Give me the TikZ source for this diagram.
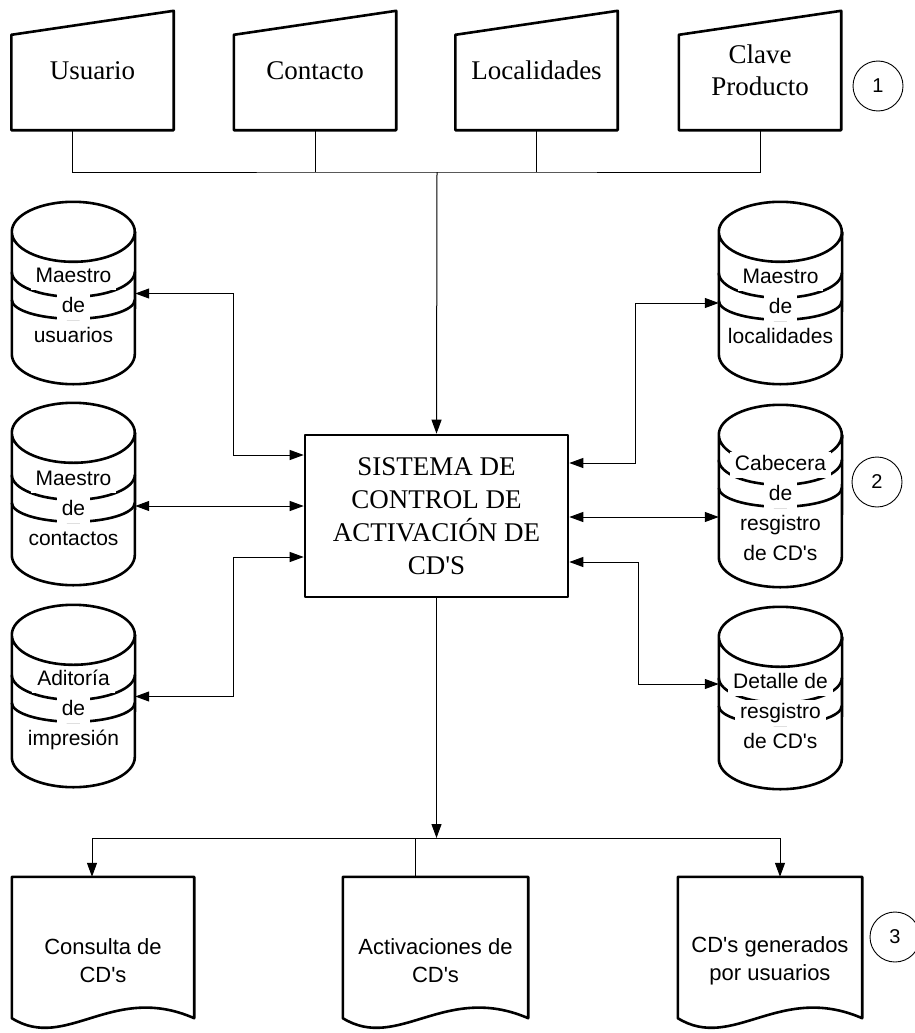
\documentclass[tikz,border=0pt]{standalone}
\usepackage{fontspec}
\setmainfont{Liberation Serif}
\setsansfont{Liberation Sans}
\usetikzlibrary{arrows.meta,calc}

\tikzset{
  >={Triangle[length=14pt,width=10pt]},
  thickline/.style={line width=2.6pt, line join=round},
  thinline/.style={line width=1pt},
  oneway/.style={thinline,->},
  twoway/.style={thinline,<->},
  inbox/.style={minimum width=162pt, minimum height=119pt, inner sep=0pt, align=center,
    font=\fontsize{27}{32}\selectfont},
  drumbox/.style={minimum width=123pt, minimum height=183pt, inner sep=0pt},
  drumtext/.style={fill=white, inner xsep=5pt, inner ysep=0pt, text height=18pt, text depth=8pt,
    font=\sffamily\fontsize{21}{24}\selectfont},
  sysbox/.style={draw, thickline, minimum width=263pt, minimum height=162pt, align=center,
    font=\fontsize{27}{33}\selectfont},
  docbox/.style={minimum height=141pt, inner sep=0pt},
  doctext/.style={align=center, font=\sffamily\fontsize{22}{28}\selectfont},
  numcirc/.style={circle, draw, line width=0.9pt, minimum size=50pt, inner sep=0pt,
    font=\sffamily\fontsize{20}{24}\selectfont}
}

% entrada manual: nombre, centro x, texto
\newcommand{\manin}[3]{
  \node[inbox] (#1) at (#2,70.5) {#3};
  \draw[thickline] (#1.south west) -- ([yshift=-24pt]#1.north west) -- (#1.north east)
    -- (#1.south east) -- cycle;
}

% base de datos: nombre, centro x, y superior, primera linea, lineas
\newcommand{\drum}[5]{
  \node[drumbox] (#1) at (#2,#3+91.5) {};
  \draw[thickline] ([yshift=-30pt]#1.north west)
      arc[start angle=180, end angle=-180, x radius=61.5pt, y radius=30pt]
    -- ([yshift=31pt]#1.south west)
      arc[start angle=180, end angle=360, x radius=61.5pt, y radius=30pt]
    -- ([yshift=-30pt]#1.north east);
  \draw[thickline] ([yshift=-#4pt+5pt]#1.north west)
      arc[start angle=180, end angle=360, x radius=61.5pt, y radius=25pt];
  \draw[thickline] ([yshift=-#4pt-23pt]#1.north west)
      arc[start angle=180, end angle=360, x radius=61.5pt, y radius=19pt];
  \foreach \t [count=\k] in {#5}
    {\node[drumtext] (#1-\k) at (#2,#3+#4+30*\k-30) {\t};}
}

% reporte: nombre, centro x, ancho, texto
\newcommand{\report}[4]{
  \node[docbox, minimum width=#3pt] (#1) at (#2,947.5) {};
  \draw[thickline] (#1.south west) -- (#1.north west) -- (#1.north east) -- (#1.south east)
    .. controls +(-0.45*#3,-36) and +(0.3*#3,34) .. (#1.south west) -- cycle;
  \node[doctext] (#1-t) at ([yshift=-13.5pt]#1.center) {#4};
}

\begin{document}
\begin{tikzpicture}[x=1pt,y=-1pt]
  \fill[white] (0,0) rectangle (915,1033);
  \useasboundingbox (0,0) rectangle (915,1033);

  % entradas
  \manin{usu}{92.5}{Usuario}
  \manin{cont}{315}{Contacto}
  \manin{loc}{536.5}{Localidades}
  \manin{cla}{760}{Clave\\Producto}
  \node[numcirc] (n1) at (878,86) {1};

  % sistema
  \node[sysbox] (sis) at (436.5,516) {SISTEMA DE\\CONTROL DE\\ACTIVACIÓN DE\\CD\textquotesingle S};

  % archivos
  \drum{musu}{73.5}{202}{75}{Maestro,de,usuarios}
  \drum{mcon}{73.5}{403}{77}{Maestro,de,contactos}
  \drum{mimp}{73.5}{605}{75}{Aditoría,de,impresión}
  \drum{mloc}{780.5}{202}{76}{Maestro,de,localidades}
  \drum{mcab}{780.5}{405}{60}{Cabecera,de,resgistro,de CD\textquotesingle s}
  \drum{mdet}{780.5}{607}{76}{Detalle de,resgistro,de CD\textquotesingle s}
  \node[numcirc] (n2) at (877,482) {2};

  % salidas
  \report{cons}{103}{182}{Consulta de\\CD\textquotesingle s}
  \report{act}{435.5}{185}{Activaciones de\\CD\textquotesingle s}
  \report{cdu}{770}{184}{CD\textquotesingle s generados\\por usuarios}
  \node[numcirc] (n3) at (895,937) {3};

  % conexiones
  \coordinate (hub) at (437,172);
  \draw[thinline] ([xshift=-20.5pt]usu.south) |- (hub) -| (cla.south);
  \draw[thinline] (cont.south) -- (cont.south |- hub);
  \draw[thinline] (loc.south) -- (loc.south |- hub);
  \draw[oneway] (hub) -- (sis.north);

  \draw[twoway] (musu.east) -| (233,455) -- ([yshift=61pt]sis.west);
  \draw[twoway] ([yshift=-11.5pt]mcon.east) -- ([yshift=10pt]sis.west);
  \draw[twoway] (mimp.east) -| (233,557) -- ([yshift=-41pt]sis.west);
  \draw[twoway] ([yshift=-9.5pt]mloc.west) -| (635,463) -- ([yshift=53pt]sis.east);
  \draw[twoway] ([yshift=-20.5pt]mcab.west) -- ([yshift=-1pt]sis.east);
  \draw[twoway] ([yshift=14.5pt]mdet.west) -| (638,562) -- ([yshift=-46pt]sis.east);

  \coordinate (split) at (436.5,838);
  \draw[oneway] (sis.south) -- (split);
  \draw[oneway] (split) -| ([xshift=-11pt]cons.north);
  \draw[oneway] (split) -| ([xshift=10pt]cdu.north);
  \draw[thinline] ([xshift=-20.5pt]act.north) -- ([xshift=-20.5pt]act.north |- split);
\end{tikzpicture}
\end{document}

....................

Aim of the exercise:
Write out every line above exactly as it is, leaving out the pictures.

Response to this exercise:
Give me the TikZ source for this diagram.
\documentclass[tikz,border=0pt]{standalone}
\usepackage{fontspec}
\setmainfont{Liberation Serif}
\setsansfont{Liberation Sans}
\usetikzlibrary{arrows.meta,calc}

\tikzset{
  >={Triangle[length=14pt,width=10pt]},
  thickline/.style={line width=2.6pt, line join=round},
  thinline/.style={line width=1pt},
  oneway/.style={thinline,->},
  twoway/.style={thinline,<->},
  inbox/.style={minimum width=162pt, minimum height=119pt, inner sep=0pt, align=center,
    font=\fontsize{27}{32}\selectfont},
  drumbox/.style={minimum width=123pt, minimum height=183pt, inner sep=0pt},
  drumtext/.style={fill=white, inner xsep=5pt, inner ysep=0pt, text height=18pt, text depth=8pt,
    font=\sffamily\fontsize{21}{24}\selectfont},
  sysbox/.style={draw, thickline, minimum width=263pt, minimum height=162pt, align=center,
    font=\fontsize{27}{33}\selectfont},
  docbox/.style={minimum height=141pt, inner sep=0pt},
  doctext/.style={align=center, font=\sffamily\fontsize{22}{28}\selectfont},
  numcirc/.style={circle, draw, line width=0.9pt, minimum size=50pt, inner sep=0pt,
    font=\sffamily\fontsize{20}{24}\selectfont}
}

% entrada manual: nombre, centro x, texto
\newcommand{\manin}[3]{
  \node[inbox] (#1) at (#2,70.5) {#3};
  \draw[thickline] (#1.south west) -- ([yshift=-24pt]#1.north west) -- (#1.north east)
    -- (#1.south east) -- cycle;
}

% base de datos: nombre, centro x, y superior, primera linea, lineas
\newcommand{\drum}[5]{
  \node[drumbox] (#1) at (#2,#3+91.5) {};
  \draw[thickline] ([yshift=-30pt]#1.north west)
      arc[start angle=180, end angle=-180, x radius=61.5pt, y radius=30pt]
    -- ([yshift=31pt]#1.south west)
      arc[start angle=180, end angle=360, x radius=61.5pt, y radius=30pt]
    -- ([yshift=-30pt]#1.north east);
  \draw[thickline] ([yshift=-#4pt+5pt]#1.north west)
      arc[start angle=180, end angle=360, x radius=61.5pt, y radius=25pt];
  \draw[thickline] ([yshift=-#4pt-23pt]#1.north west)
      arc[start angle=180, end angle=360, x radius=61.5pt, y radius=19pt];
  \foreach \t [count=\k] in {#5}
    {\node[drumtext] (#1-\k) at (#2,#3+#4+30*\k-30) {\t};}
}

% reporte: nombre, centro x, ancho, texto
\newcommand{\report}[4]{
  \node[docbox, minimum width=#3pt] (#1) at (#2,947.5) {};
  \draw[thickline] (#1.south west) -- (#1.north west) -- (#1.north east) -- (#1.south east)
    .. controls +(-0.45*#3,-36) and +(0.3*#3,34) .. (#1.south west) -- cycle;
  \node[doctext] (#1-t) at ([yshift=-13.5pt]#1.center) {#4};
}

\begin{document}
\begin{tikzpicture}[x=1pt,y=-1pt]
  \fill[white] (0,0) rectangle (915,1033);
  \useasboundingbox (0,0) rectangle (915,1033);

  % entradas
  \manin{usu}{92.5}{Usuario}
  \manin{cont}{315}{Contacto}
  \manin{loc}{536.5}{Localidades}
  \manin{cla}{760}{Clave\\Producto}
  \node[numcirc] (n1) at (878,86) {1};

  % sistema
  \node[sysbox] (sis) at (436.5,516) {SISTEMA DE\\CONTROL DE\\ACTIVACIÓN DE\\CD\textquotesingle S};

  % archivos
  \drum{musu}{73.5}{202}{75}{Maestro,de,usuarios}
  \drum{mcon}{73.5}{403}{77}{Maestro,de,contactos}
  \drum{mimp}{73.5}{605}{75}{Aditoría,de,impresión}
  \drum{mloc}{780.5}{202}{76}{Maestro,de,localidades}
  \drum{mcab}{780.5}{405}{60}{Cabecera,de,resgistro,de CD\textquotesingle s}
  \drum{mdet}{780.5}{607}{76}{Detalle de,resgistro,de CD\textquotesingle s}
  \node[numcirc] (n2) at (877,482) {2};

  % salidas
  \report{cons}{103}{182}{Consulta de\\CD\textquotesingle s}
  \report{act}{435.5}{185}{Activaciones de\\CD\textquotesingle s}
  \report{cdu}{770}{184}{CD\textquotesingle s generados\\por usuarios}
  \node[numcirc] (n3) at (895,937) {3};

  % conexiones
  \coordinate (hub) at (437,172);
  \draw[thinline] ([xshift=-20.5pt]usu.south) |- (hub) -| (cla.south);
  \draw[thinline] (cont.south) -- (cont.south |- hub);
  \draw[thinline] (loc.south) -- (loc.south |- hub);
  \draw[oneway] (hub) -- (sis.north);

  \draw[twoway] (musu.east) -| (233,455) -- ([yshift=61pt]sis.west);
  \draw[twoway] ([yshift=-11.5pt]mcon.east) -- ([yshift=10pt]sis.west);
  \draw[twoway] (mimp.east) -| (233,557) -- ([yshift=-41pt]sis.west);
  \draw[twoway] ([yshift=-9.5pt]mloc.west) -| (635,463) -- ([yshift=53pt]sis.east);
  \draw[twoway] ([yshift=-20.5pt]mcab.west) -- ([yshift=-1pt]sis.east);
  \draw[twoway] ([yshift=14.5pt]mdet.west) -| (638,562) -- ([yshift=-46pt]sis.east);

  \coordinate (split) at (436.5,838);
  \draw[oneway] (sis.south) -- (split);
  \draw[oneway] (split) -| ([xshift=-11pt]cons.north);
  \draw[oneway] (split) -| ([xshift=10pt]cdu.north);
  \draw[thinline] ([xshift=-20.5pt]act.north) -- ([xshift=-20.5pt]act.north |- split);
\end{tikzpicture}
\end{document}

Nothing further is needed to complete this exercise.